Not sure what’s handgun-specific about it. If we assume each bullet takes a linear path through the house, and it doesn’t matter where along its path a bullet intersects a person, it’s the same problem as taking 200 skewers of sufficient length and sticking them through the house.
Say we’ve got a 2000 square foot house, 40x25 x 2 stories. Start off with 38 skewers 6 inches above floor level on the ground floor, 8 inches apart, then another 38 skewers in the equivalent plane on the second floor, and chances are pretty damned good of someone getting skewered, and I still have 124 skewers left.
Actually, not really. Especially given your stated assumption that the nutjob is going to try to break into your house and kill you, it’s gonna take him several minutes to break in and ascertain that you’re not there. If you’re on the next street while he does this, he should still be going through your house when the cops show up.
Maybe there are problems with being on foot that are clear only if your family isn’t good on their feet, or if your neighborhood has high fences across back yards that render the next street over inaccessible, or maybe there’s no vegetation whatsoever, so the lines of sight are so good that his chances of seeing you on the next street over are uncomfortably good. But it’s hard to see these problems unless you’ve specified them.
I’m a big fan of being on foot, because from the POV of someone traveling on streets, I can disappear, and reappear in unpredictable places.

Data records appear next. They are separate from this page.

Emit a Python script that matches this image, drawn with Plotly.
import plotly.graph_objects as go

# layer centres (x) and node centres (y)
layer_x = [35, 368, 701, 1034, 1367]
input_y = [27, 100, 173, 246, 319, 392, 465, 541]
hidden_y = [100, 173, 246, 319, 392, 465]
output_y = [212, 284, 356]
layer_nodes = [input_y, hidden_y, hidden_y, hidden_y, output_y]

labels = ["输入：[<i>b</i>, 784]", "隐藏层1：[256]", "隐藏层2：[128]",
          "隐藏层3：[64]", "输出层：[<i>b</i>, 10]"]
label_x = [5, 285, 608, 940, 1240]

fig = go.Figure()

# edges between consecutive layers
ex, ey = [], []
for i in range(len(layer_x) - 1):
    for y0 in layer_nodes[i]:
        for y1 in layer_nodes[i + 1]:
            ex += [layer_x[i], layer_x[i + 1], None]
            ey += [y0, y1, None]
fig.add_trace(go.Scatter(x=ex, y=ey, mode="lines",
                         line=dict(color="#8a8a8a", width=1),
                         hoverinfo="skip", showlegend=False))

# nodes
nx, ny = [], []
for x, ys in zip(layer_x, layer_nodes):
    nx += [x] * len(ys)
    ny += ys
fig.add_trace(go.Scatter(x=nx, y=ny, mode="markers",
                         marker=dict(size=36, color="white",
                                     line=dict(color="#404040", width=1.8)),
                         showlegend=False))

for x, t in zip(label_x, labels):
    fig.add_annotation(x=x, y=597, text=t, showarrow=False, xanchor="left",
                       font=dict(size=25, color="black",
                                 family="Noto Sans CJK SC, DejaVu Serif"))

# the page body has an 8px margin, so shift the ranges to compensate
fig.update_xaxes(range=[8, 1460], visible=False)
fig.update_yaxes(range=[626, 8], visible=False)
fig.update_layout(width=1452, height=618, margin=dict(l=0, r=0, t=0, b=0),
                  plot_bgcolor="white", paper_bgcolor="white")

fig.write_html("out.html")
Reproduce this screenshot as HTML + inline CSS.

Well, I’m in a second-floor apartment, so my windows are basically inaccessible without a ladder. But even in a conventional multi-story house with first-floor windows, going in through a window is likely to require at least some climbing, and is likely to make some noticeable sound before he gets through. If he’s got both hands climbing, then he doesn’t have a hand on his gun, and I can clobber him pretty effectively with my walking stick.
You obviously didn’t read or understand the OP. It specifies a phone call giving 10 minutes warning and that the psycho has Glock. Bricker is told these things, he doesn’t predict them. Please argue the same scenario as everyone else.